INPUT MATERIAL
▽
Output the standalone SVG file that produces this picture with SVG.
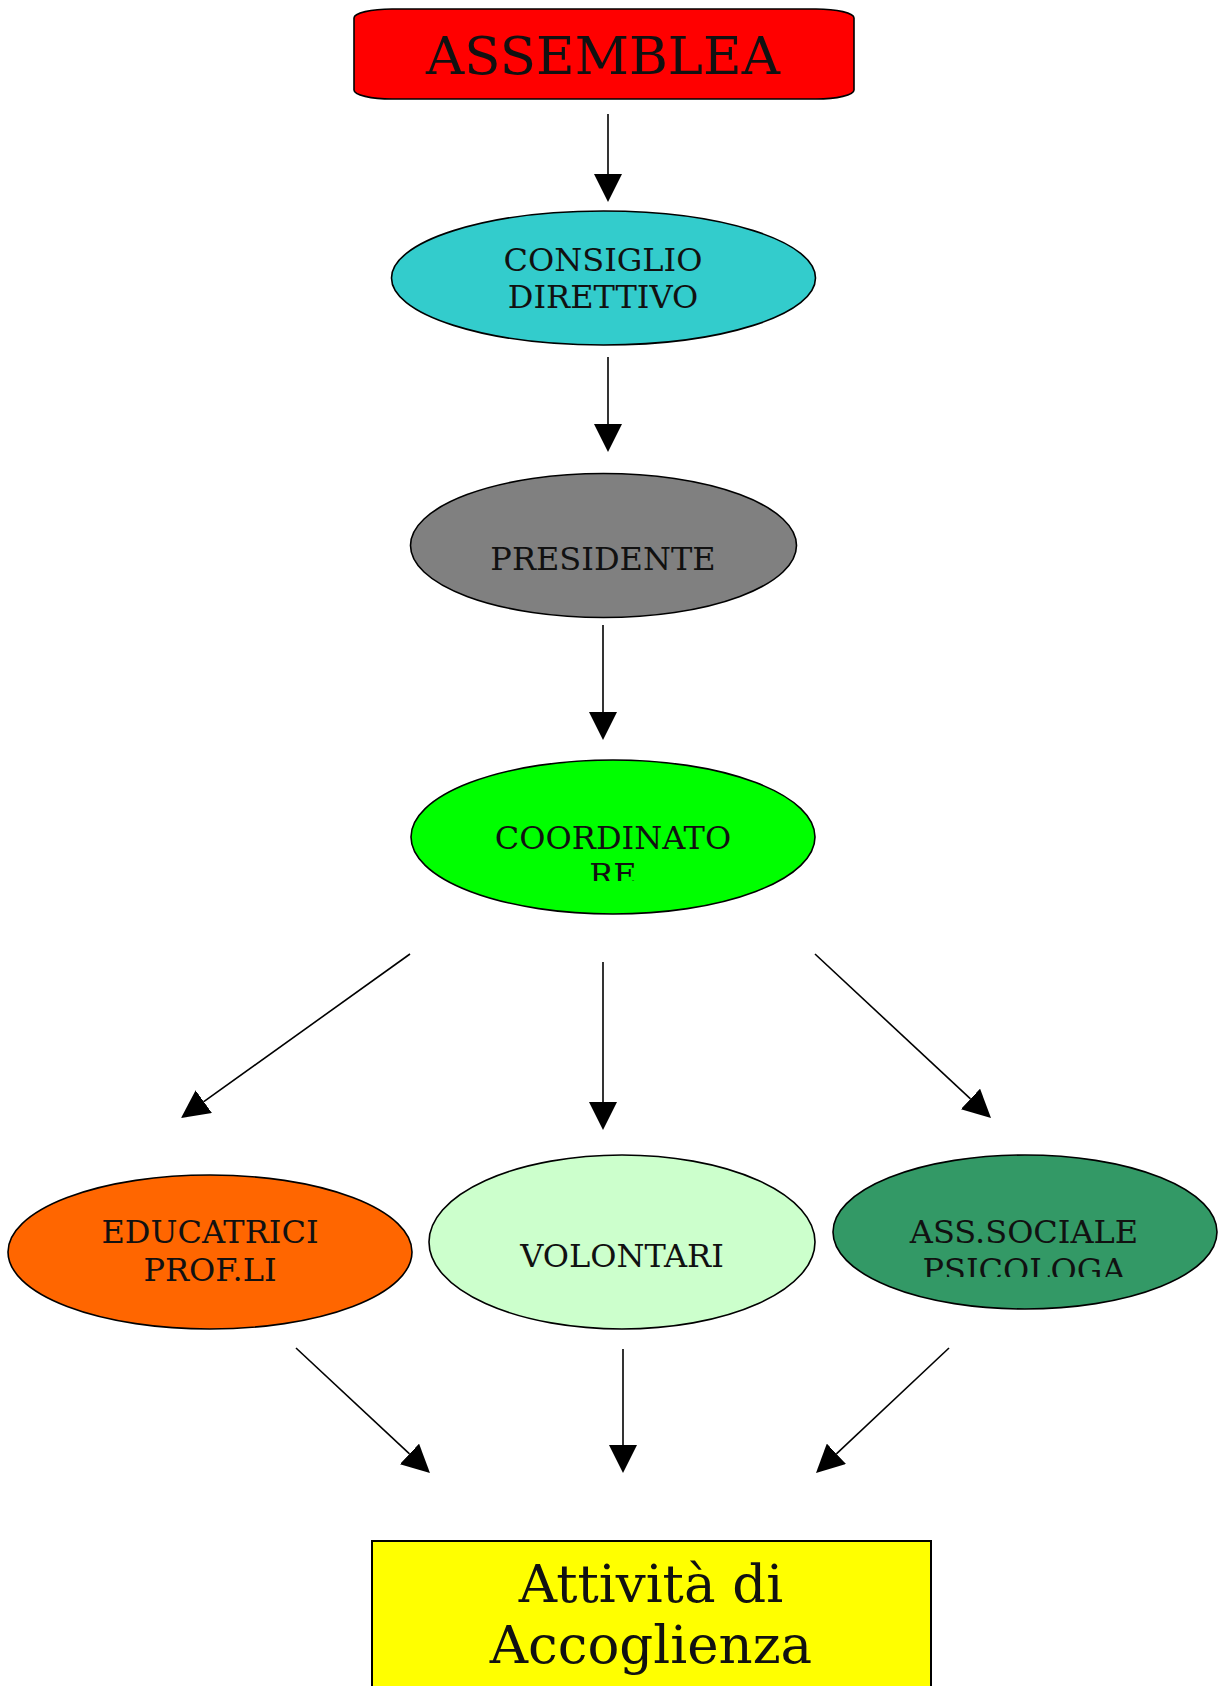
<svg xmlns="http://www.w3.org/2000/svg" width="1218" height="1686" viewBox="0 0 1218 1686">
<style>
.n{stroke:#000;stroke-width:1.6}
.t{font-family:"DejaVu Serif","Liberation Serif",serif;fill:#111;text-anchor:middle}
.s32{font-size:32px}
.e{fill:none;stroke:#000;stroke-width:1.6}
</style>
<defs>
<marker id="ah" markerUnits="userSpaceOnUse" markerWidth="28" markerHeight="28" refX="0" refY="14" orient="auto">
<path d="M0,0 L28,14 L0,28 z" fill="#000"/>
</marker>
<clipPath id="clipCoord"><rect x="400" y="800" width="430" height="81"/></clipPath>
<clipPath id="clipAss"><rect x="840" y="1200" width="378" height="77"/></clipPath>
</defs>
<rect width="1218" height="1686" fill="#fff"/>
<g id="connectors">
<path class="e" d="M608,114 V174" marker-end="url(#ah)"/>
<path class="e" d="M608,357 V424" marker-end="url(#ah)"/>
<path class="e" d="M603,625 V712" marker-end="url(#ah)"/>
<path class="e" d="M410,954 L203.8,1101.7" marker-end="url(#ah)"/>
<path class="e" d="M603,962 V1102" marker-end="url(#ah)"/>
<path class="e" d="M815,954 L970.5,1098.9" marker-end="url(#ah)"/>
<path class="e" d="M296,1348 L409.5,1453.9" marker-end="url(#ah)"/>
<path class="e" d="M623,1349 V1445" marker-end="url(#ah)"/>
<path class="e" d="M949,1348 L836.4,1453.8" marker-end="url(#ah)"/>
</g>
<g id="assemblea">
<rect class="n" x="354" y="9" width="500" height="90" rx="38" ry="9" fill="#ff0000"/>
<text class="t" x="603" y="74" font-size="53">ASSEMBLEA</text>
</g>
<g id="consiglio">
<ellipse class="n" cx="603.5" cy="278" rx="212" ry="67" fill="#33cccc"/>
<text class="t s32" x="603" y="271">CONSIGLIO</text>
<text class="t s32" x="603" y="308">DIRETTIVO</text>
</g>
<g id="presidente">
<ellipse class="n" cx="603.5" cy="545.5" rx="193" ry="72" fill="#808080"/>
<text class="t s32" x="603" y="570">PRESIDENTE</text>
</g>
<g id="coordinatore">
<ellipse class="n" cx="613" cy="837" rx="202" ry="77" fill="#00ff00"/>
<g clip-path="url(#clipCoord)">
<text class="t s32" x="613" y="849">COORDINATO</text>
<text class="t s32" x="613" y="886">RE</text>
</g>
</g>
<g id="educatrici">
<ellipse class="n" cx="210" cy="1252" rx="202" ry="77" fill="#ff6600"/>
<text class="t s32" x="210" y="1243">EDUCATRICI</text>
<text class="t s32" x="210" y="1281">PROF.LI</text>
</g>
<g id="volontari">
<ellipse class="n" cx="622" cy="1242" rx="193" ry="87" fill="#ccffcc"/>
<text class="t s32" x="622" y="1267">VOLONTARI</text>
</g>
<g id="assistente">
<ellipse class="n" cx="1025" cy="1232" rx="192" ry="77" fill="#339966"/>
<g clip-path="url(#clipAss)">
<text class="t s32" x="1024" y="1243">ASS.SOCIALE</text>
<text class="t s32" x="1024" y="1281">PSICOLOGA</text>
</g>
</g>
<g id="attivita">
<rect x="372" y="1541" width="559" height="160" fill="#ffff00" stroke="#000" stroke-width="2"/>
<text class="t" x="651" y="1602" font-size="53" fill="#000">Attività di</text>
<text class="t" x="651" y="1663" font-size="53" fill="#000">Accoglienza</text>
</g>
</svg>
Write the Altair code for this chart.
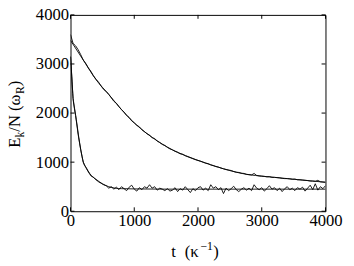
△
WHAT TO WORK ON
Find each line with the string "this" and copy it out.

ANSWER TO THE EXERCISE
Output the standalone SVG file that produces this picture with SVG.
Write the Altair code for this chart.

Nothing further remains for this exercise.